= List of acts of the Northern Ireland Assembly from 2025 =

==Acts of the Northern Ireland Assembly==

| Short title |  |  | Citation | Royal assent |
Long title
| Budget Act (Northern Ireland) 2025 |  |  | 2025 c. 1 (N.I.) | 6 March 2025 |
An Act to authorise the use for the public service of certain resources for the years ending 31 March 2025 and 2026 (including, for the year ending 31 March 2025, income); to authorise the issue out of the Consolidated Fund of certain sums for the service of those years; to authorise the use of those sums for specified purposes; to authorise the Department of Finance to borrow on the credit of those sums; to authorise the use for the public service of excess resources for the year ending 31 March 2024; to authorise the issue out of the Consolidated Fund of a sum for the service of the year ending 31 March 2024; and to authorise the use of that sum for specified purposes.
| Pensions (Extension of Automatic Enrolment) Act (Northern Ireland) 2025 |  |  | 2025 c. 2 (N.I.) | 18 June 2025 |
An Act to make provision about the extension of pensions automatic enrolment to jobholders under the age of 22; to make provision about the lower qualifying earnings threshold for automatic enrolment; and for connected purposes.
| Child Support Enforcement Act (Northern Ireland) 2025 |  |  | 2025 c. 3 (N.I.) | 19 June 2025 |
An Act to make provision as to the enforcement of payments of particular amounts due by virtue of certain child support and maintenance legislation.

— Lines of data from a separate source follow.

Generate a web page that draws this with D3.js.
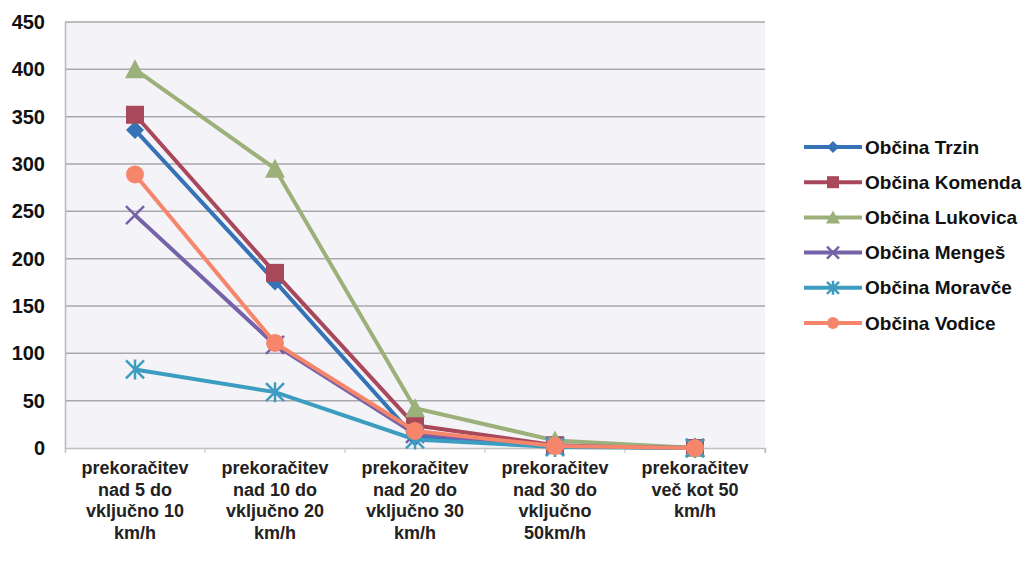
<!DOCTYPE html>
<html><head><meta charset="utf-8">
<script src="https://cdn.jsdelivr.net/npm/d3@7"></script>
<style>body{margin:0;background:#fff}svg{display:block}
.sf{font-family:"Liberation Sans",Arial,"DejaVu Sans",sans-serif}</style>
</head><body><svg id="c" width="1032" height="570"></svg>
<script>
const categories = [
  ["prekoračitev","nad 5 do","vključno 10","km/h"],
  ["prekoračitev","nad 10 do","vključno 20","km/h"],
  ["prekoračitev","nad 20 do","vključno 30","km/h"],
  ["prekoračitev","nad 30  do","vključno","50km/h"],
  ["prekoračitev","več kot 50","km/h"]
];
const seriesNames = ["Občina Trzin","Občina Komenda","Občina Lukovica","Občina Mengeš","Občina Moravče","Občina Vodice"];
const trzin    = [336, 176, 11, 2, 0];
const komenda  = [352, 185, 24, 3, 0];
const lukovica = [400, 295, 42, 8, 0];
const menges   = [246, 109, 15, 2, 0];
const moravce  = [83, 59, 9, 1, 0];
const vodice   = [289, 111, 18, 2, 0];
const seriesValues = [trzin, komenda, lukovica, menges, moravce, vodice];
const colors = ["#3572b6","#a8485a","#9cb07a","#7562a8","#3c9dc0","#f5866b"];
const markers = ["diamond","square","triangle","x","asterisk","circle"];
const yTicks = [0,50,100,150,200,250,300,350,400,450];

const svg = d3.select("#c");
const L=65,R=765,T=22,B=448;
const x = d3.scaleBand().domain(d3.range(categories.length)).range([L,R]);
const y = d3.scaleLinear().domain([0,450]).range([B,T]);

svg.append("rect").attr("x",L).attr("y",T).attr("width",R-L).attr("height",B-T).attr("fill","#f4f4f8");
svg.append("g").selectAll("line").data(yTicks.filter(d=>d>0)).join("line")
  .attr("x1",L).attr("x2",R).attr("y1",d=>y(d)).attr("y2",d=>y(d))
  .attr("stroke","#a9a9ad").attr("stroke-width",1.5);

const ya = svg.append("g").attr("transform",`translate(${L},0)`)
  .call(d3.axisLeft(y).tickValues(yTicks).tickSize(0).tickPadding(20));
ya.attr("font-family",null);
ya.select(".domain").attr("stroke","#b8b8bc").attr("stroke-width",1.5);
ya.selectAll("text").attr("class","sf").attr("font-weight","bold").attr("font-size",20).attr("fill","#111");

const xa = svg.append("g").attr("transform",`translate(0,${B})`)
  .call(d3.axisBottom(x).tickSize(5).tickFormat(""));
xa.attr("font-family",null);
xa.select(".domain").attr("stroke","#c0c0c4").attr("stroke-width",1.5);
xa.selectAll(".tick line").attr("transform",`translate(${x.bandwidth()/2},0)`).attr("stroke","#c0c0c4");
xa.selectAll(".tick").each(function(d){
  const t = d3.select(this).append("text").attr("class","sf").attr("font-size",18)
    .attr("font-weight","bold").attr("fill","#222").attr("text-anchor","middle");
  categories[d].forEach((s,i)=>t.append("tspan").attr("x",0).attr("y",26+i*21.5).text(s));
});

const cx = i => x(i)+x.bandwidth()/2;
const line = d3.line().x((d,i)=>cx(i)).y(d=>y(d));

function marker(g, type, color, px, py, s){
  if(type==="diamond") g.append("path").attr("d",`M${px},${py-s}L${px+s},${py}L${px},${py+s}L${px-s},${py}Z`).attr("fill",color);
  else if(type==="square") g.append("rect").attr("x",px-s).attr("y",py-s).attr("width",2*s).attr("height",2*s).attr("fill",color);
  else if(type==="triangle") g.append("path").attr("d",`M${px},${py-s-1}L${px+s+1},${py+s}L${px-s-1},${py+s}Z`).attr("fill",color);
  else if(type==="circle") g.append("circle").attr("cx",px).attr("cy",py).attr("r",s).attr("fill",color);
  else if(type==="x") g.append("path").attr("d",`M${px-s},${py-s}L${px+s},${py+s}M${px+s},${py-s}L${px-s},${py+s}`).attr("stroke",color).attr("stroke-width",2.5);
  else if(type==="asterisk") g.append("path").attr("d",`M${px-s},${py-s}L${px+s},${py+s}M${px+s},${py-s}L${px-s},${py+s}M${px},${py-s-1}L${px},${py+s+1}`).attr("stroke",color).attr("stroke-width",2.5);
}

seriesValues.forEach((vals,k)=>{
  const g = svg.append("g");
  g.append("path").datum(vals).attr("d",line).attr("fill","none").attr("stroke",colors[k]).attr("stroke-width",4);
  vals.forEach((v,i)=>marker(g, markers[k], colors[k], cx(i), y(v), 9));
});

const lg = svg.append("g");
seriesNames.forEach((n,k)=>{
  const yy = 147 + k*35.2;
  lg.append("line").attr("x1",804).attr("x2",862).attr("y1",yy).attr("y2",yy).attr("stroke",colors[k]).attr("stroke-width",4);
  marker(lg, markers[k], colors[k], 833, yy, 6);
  lg.append("text").attr("class","sf").attr("x",865).attr("y",yy+6.5).attr("font-weight","bold")
    .attr("font-size",19).attr("fill","#111").text(n);
});
</script></body></html>
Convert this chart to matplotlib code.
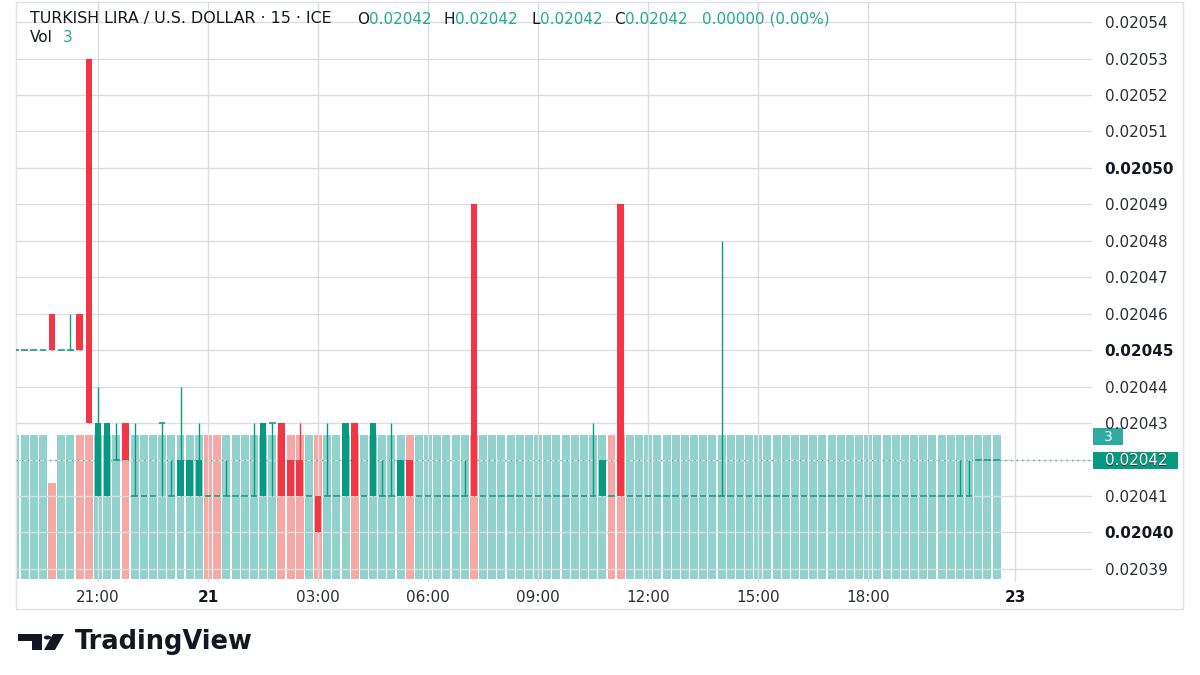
import numpy as np
import matplotlib
matplotlib.use("Agg")
import matplotlib.pyplot as plt
from matplotlib.patches import Rectangle, Polygon, Circle

# ---------------- data ----------------
bar_index = list(range(-9, 99))
opens = [0.02045, 0.02045, 0.02045, 0.02045, 0.02046, 0.02045, 0.02045, 0.02046, 0.02053,  # -9..-1
         0.02041, 0.02041, 0.02042, 0.02043, 0.02041, 0.02041, 0.02041, 0.02043, 0.02041, 0.02041,  # 0..9
         0.02041, 0.02041, 0.02041, 0.02041, 0.02041, 0.02041, 0.02041, 0.02041, 0.02041, 0.02043,  # 10..19
         0.02043, 0.02042, 0.02042, 0.02041, 0.02041, 0.02041, 0.02041, 0.02041, 0.02043, 0.02041,  # 20..29
         0.02041, 0.02041, 0.02041, 0.02041, 0.02042, 0.02041, 0.02041, 0.02041, 0.02041, 0.02041,  # 30..39
         0.02041, 0.02049] + [0.02041] * 12 + [0.02041, 0.02041, 0.02041, 0.02049] + [0.02041] * 10 + \
        [0.02041] + [0.02041] * 25 + [0.02041, 0.02041, 0.02042, 0.02042, 0.02042]
closes = [0.02045, 0.02045, 0.02045, 0.02045, 0.02045, 0.02045, 0.02045, 0.02045, 0.02043,
          0.02043, 0.02043, 0.02042, 0.02042, 0.02041, 0.02041, 0.02041, 0.02043, 0.02041, 0.02042,
          0.02042, 0.02042, 0.02041, 0.02041, 0.02041, 0.02041, 0.02041, 0.02041, 0.02043, 0.02043,
          0.02041, 0.02041, 0.02041, 0.02041, 0.02040, 0.02041, 0.02041, 0.02043, 0.02041, 0.02041,
          0.02043, 0.02041, 0.02041, 0.02042, 0.02041, 0.02041, 0.02041, 0.02041, 0.02041, 0.02041,
          0.02041, 0.02041] + [0.02041] * 12 + [0.02041, 0.02042, 0.02041, 0.02041] + [0.02041] * 10 + \
         [0.02041] + [0.02041] * 25 + [0.02041, 0.02041, 0.02042, 0.02042, 0.02042]
highs = [0.02045, 0.02045, 0.02045, 0.02045, 0.02046, 0.02045, 0.02046, 0.02046, 0.02053,
         0.02044, 0.02043, 0.02043, 0.02043, 0.02043, 0.02041, 0.02041, 0.02043, 0.02042, 0.02044,
         0.02042, 0.02043, 0.02041, 0.02041, 0.02042, 0.02041, 0.02041, 0.02043, 0.02043, 0.02043,
         0.02043, 0.02042, 0.02043, 0.02041, 0.02041, 0.02043, 0.02041, 0.02043, 0.02043, 0.02041,
         0.02043, 0.02042, 0.02043, 0.02042, 0.02042, 0.02041, 0.02041, 0.02041, 0.02041, 0.02041,
         0.02042, 0.02049] + [0.02041] * 12 + [0.02043, 0.02042, 0.02041, 0.02049] + [0.02041] * 10 + \
        [0.02048] + [0.02041] * 25 + [0.02042, 0.02042, 0.02042, 0.02042, 0.02042]
lows = [0.02045, 0.02045, 0.02045, 0.02045, 0.02045, 0.02045, 0.02045, 0.02045, 0.02043,
        0.02041, 0.02041, 0.02042, 0.02042, 0.02041, 0.02041, 0.02041, 0.02041, 0.02041, 0.02041,
        0.02041, 0.02041, 0.02041, 0.02041, 0.02041, 0.02041, 0.02041, 0.02041, 0.02041, 0.02041,
        0.02041, 0.02041, 0.02041, 0.02041, 0.02040, 0.02041, 0.02041, 0.02041, 0.02041, 0.02041,
        0.02041, 0.02041, 0.02041, 0.02041, 0.02041, 0.02041, 0.02041, 0.02041, 0.02041, 0.02041,
        0.02041, 0.02041] + [0.02041] * 12 + [0.02041, 0.02041, 0.02041, 0.02041] + [0.02041] * 10 + \
       [0.02041] + [0.02041] * 25 + [0.02041, 0.02041, 0.02042, 0.02042, 0.02042]
volumes = [3, 3, 3, 3, 2] + [3] * 103
vol_down = [-5, -2, -1, 3, 12, 13, 20, 21, 22, 24, 28, 34, 41, 56, 57]

tick_pos = [0, 12, 24, 36, 48, 60, 72, 84, 100]
tick_labels = ["21:00", "21", "03:00", "06:00", "09:00", "12:00", "15:00", "18:00", "23"]
bold_ticks = ["21", "23"]
price_ticks = [0.02039, 0.02040, 0.02041, 0.02042, 0.02043, 0.02044, 0.02045, 0.02046,
               0.02047, 0.02048, 0.02049, 0.02050, 0.02051, 0.02052, 0.02053, 0.02054]
bold_prices = [0.02040, 0.02045, 0.02050]
last_price = 0.02042
last_volume = 3

# ---------------- style ----------------
UP = "#089981"
DOWN = "#f23645"
VOL_UP = (38/255, 166/255, 154/255, 0.5)
VOL_DN = (239/255, 83/255, 80/255, 0.5)
TXT = "#131722"
GRID = "#dcdcdc"
plt.rcParams['font.family'] = ['DejaVu Sans']

W, H = 1200, 675
fig = plt.figure(figsize=(12, 6.75), dpi=100)
fig.patch.set_facecolor("white")

def fx(px):
    return px / W

def fy(py):
    return 1 - py / H

ax = fig.add_axes([fx(16), fy(582), fx(1092) - fx(16), fy(2) - fy(582)])
axv = ax.twinx()
ax.set_zorder(2)
ax.patch.set_visible(False)

x = np.array(bar_index)
o = np.array(opens); c = np.array(closes); h = np.array(highs); l = np.array(lows)

# volume
vcols = [VOL_DN if i in vol_down else VOL_UP for i in bar_index]
axv.bar(x, volumes, width=0.87, color=vcols, linewidth=0)
axv.set_ylim(-0.0625, 12.02)
axv.set_yticks([])
for s in axv.spines.values():
    s.set_visible(False)

# candles
down = c < o
doji = c == o
ccol = np.where(down, DOWN, UP)
ax.vlines(x, l, h, colors=ccol, linewidth=1, zorder=3)
bw = 0.72
ax.bar(x[~doji], np.abs(c - o)[~doji], bottom=np.minimum(o, c)[~doji], width=bw,
       color=ccol[~doji], linewidth=0, zorder=4)
ax.hlines(o[doji], x[doji] - bw / 2, x[doji] + bw / 2, colors=UP, linewidth=1.1, zorder=4)

# last price dotted line
ax.axhline(last_price, color=UP, linestyle=(0, (1, 3)), linewidth=1, alpha=0.7, zorder=2)

ax.set_xlim(-8.94, 108.4)
ax.set_ylim(0.0203864, 0.0205455)

# grid
ax.set_yticks(price_ticks)
ax.set_xticks(tick_pos)
ax.grid(True, color=GRID, linewidth=1)
ax.set_axisbelow(True)
ax.yaxis.tick_right()
ax.set_yticklabels([f"{v:.5f}" for v in price_ticks])
ax.set_xticklabels(tick_labels)
ax.tick_params(axis="y", length=0, pad=9, labelsize=11, labelcolor="#2a2e39")
ax.tick_params(axis="x", length=0, pad=6, labelsize=11, labelcolor="#2a2e39")
for t, v in zip(ax.get_yticklabels(), price_ticks):
    if any(abs(v - b) < 1e-9 for b in bold_prices):
        t.set_fontweight("bold")
        t.set_color(TXT)
for t in ax.get_xticklabels():
    if t.get_text() in bold_ticks:
        t.set_fontweight("bold")
        t.set_color(TXT)
for s in ax.spines.values():
    s.set_visible(False)

# panel border
fig.patches.append(Rectangle((fx(16), fy(609)), fx(1183) - fx(16), fy(2) - fy(609),
                             transform=fig.transFigure, fill=False, edgecolor="#e0e3eb", linewidth=1))

# right side labels
fig.patches.append(Rectangle((fx(1093), fy(445)), fx(1123) - fx(1093), fy(428) - fy(445),
                             transform=fig.transFigure, facecolor="#26a69a", edgecolor="none", alpha=0.95))
fig.text(fx(1108), fy(437), f"{last_volume}", color="white", fontsize=10, ha="center", va="center")
fig.patches.append(Rectangle((fx(1093), fy(469)), fx(1178) - fx(1093), fy(452) - fy(469),
                             transform=fig.transFigure, facecolor=UP, edgecolor="none"))
fig.text(fx(1136), fy(460.5), f"{last_price:.5f}", color="white", fontsize=11, ha="center", va="center")

# header
HT = "#22ab94"
yh = fy(19)
fig.text(fx(30), yh, "TURKISH LIRA / U.S. DOLLAR · 15 · ICE", color=TXT, fontsize=11.4, va="center")
for lab, xs, val in [("O", 369, opens[-1]), ("H", 455, highs[-1]), ("L", 540, lows[-1]), ("C", 625, closes[-1])]:
    fig.text(fx(xs), yh, lab, color=TXT, fontsize=11, va="center", ha="right")
    fig.text(fx(xs), yh, f"{val:.5f}", color=HT, fontsize=11, va="center", ha="left")
chg = closes[-1] - opens[-1]
fig.text(fx(702), yh, f"{chg:.5f} ({chg / opens[-1] * 100:.2f}%)", color=HT, fontsize=11, va="center")
fig.text(fx(30), fy(38), "Vol", color=TXT, fontsize=11, va="center")
fig.text(fx(63), fy(38), f"{volumes[-1]}", color=HT, fontsize=11, va="center")

# TradingView logo
LOGO = "#131722"
def P(pts):
    return [(fx(a), fy(b)) for a, b in pts]
fig.patches.append(Polygon(P([(18, 634), (42, 634), (42, 650), (32, 650), (32, 641), (18, 641)]),
                           closed=True, transform=fig.transFigure, facecolor=LOGO, edgecolor="none"))
fig.patches.append(Circle((fx(47.5), fy(637.5)), 3.6 / W, transform=fig.transFigure,
                          facecolor=LOGO, edgecolor="none"))
fig.patches.append(Polygon(P([(53, 634), (64, 634), (55, 650), (44, 650)]),
                           closed=True, transform=fig.transFigure, facecolor=LOGO, edgecolor="none"))
fig.text(fx(75), fy(642), "TradingView", color=LOGO, fontsize=18.5, fontweight="bold", va="center")

fig.savefig("out.png", dpi=100, facecolor="white")
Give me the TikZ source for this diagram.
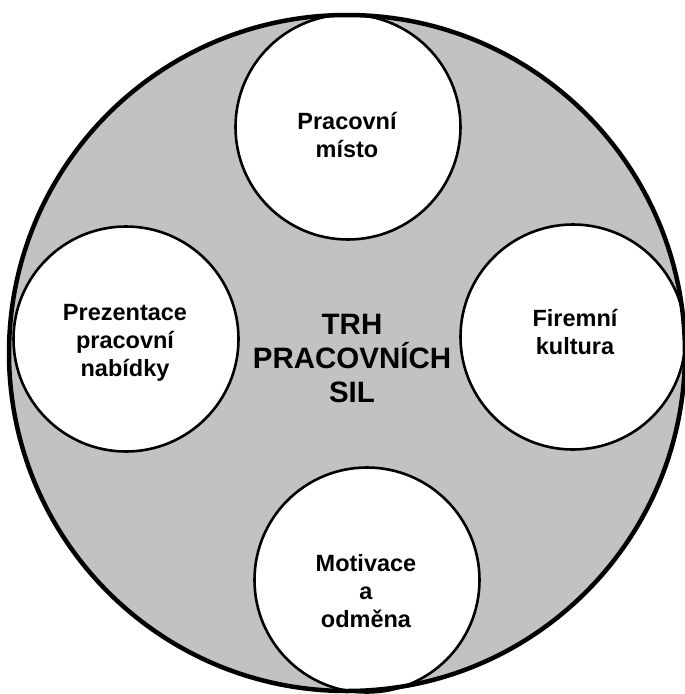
\documentclass[tikz,border=0pt]{standalone}
\usepackage{fontspec}
\setmainfont{Liberation Sans}
\begin{document}
\begin{tikzpicture}[x=1pt,y=-1pt,
  field/.style={circle, fill=black!24, minimum size=676pt, inner sep=0pt},
  rim/.style={line width=4.5pt},
  topic/.style={circle, draw, line width=2.6pt, fill=white, minimum size=225pt, inner sep=0pt},
  topictext/.style={align=center, font=\bfseries\fontsize{23.5}{28}\selectfont},
  maintext/.style={align=center, font=\bfseries\fontsize{29.5}{34}\selectfont}
]
\useasboundingbox (0,0) rectangle (685,694);

% grey field of the labour market
\node[field] (market) at (347,353) {};

% the four topics round it
\node[topic] (place)   at (348,127) {};
\node[topic] (offer)   at (126,339) {};
\node[topic] (culture) at (573,337) {};
\node[topic] (reward)  at (367,580) {};

% outer rim drawn last so it stays on top
\draw[rim] (market.center) circle[radius=338pt];

% texts
\node[maintext] (title) at (352,358) {TRH\\PRACOVNÍCH\\SIL};
\node[topictext] (placet)   at (347,135) {Pracovní\\místo};
\node[topictext] (offert)   at (125,343) {Prezentace\\pracovní\\nabídky};
\node[topictext] (culturet) at (575,332) {Firemní\\kultura};
\node[topictext] (rewardt)  at (366,591) {Motivace\\a\\odměna};
\end{tikzpicture}
\end{document}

| Budget (No. 2) Act (Northern Ireland) 2025 |  |  | 2025 c. 4 (N.I.) | 28 July 2025 |
An Act to authorise the use for the public service of certain resources for the year ending 31 March 2026 (including income); to authorise the issue out of the Consolidated Fund of certain sums for the service of that year; to authorise the use of those sums for specified purposes; and to authorise the Department of Finance to borrow on the credit of those sums.
| Assembly Members (Independent Remuneration Board) Act (Northern Ireland) 2025 |  |  | 2025 c. 5 (N.I.) | 16 September 2025 |
An Act to amend the Assembly Members (Independent Financial Review and Standards) Act (Northern Ireland) 2011 to make provision about the name, functions and membership of the Independent Financial Review Panel; and for connected purposes.
| Agriculture Act (Northern Ireland) 2025 |  |  | 2025 c. 6 (N.I.) | 16 September 2025 |
An Act to make provision for the modification of assimilated direct legislation in relation to aid in the fruit and vegetables sector and information and promotion schemes for agricultural products; and for connected purposes.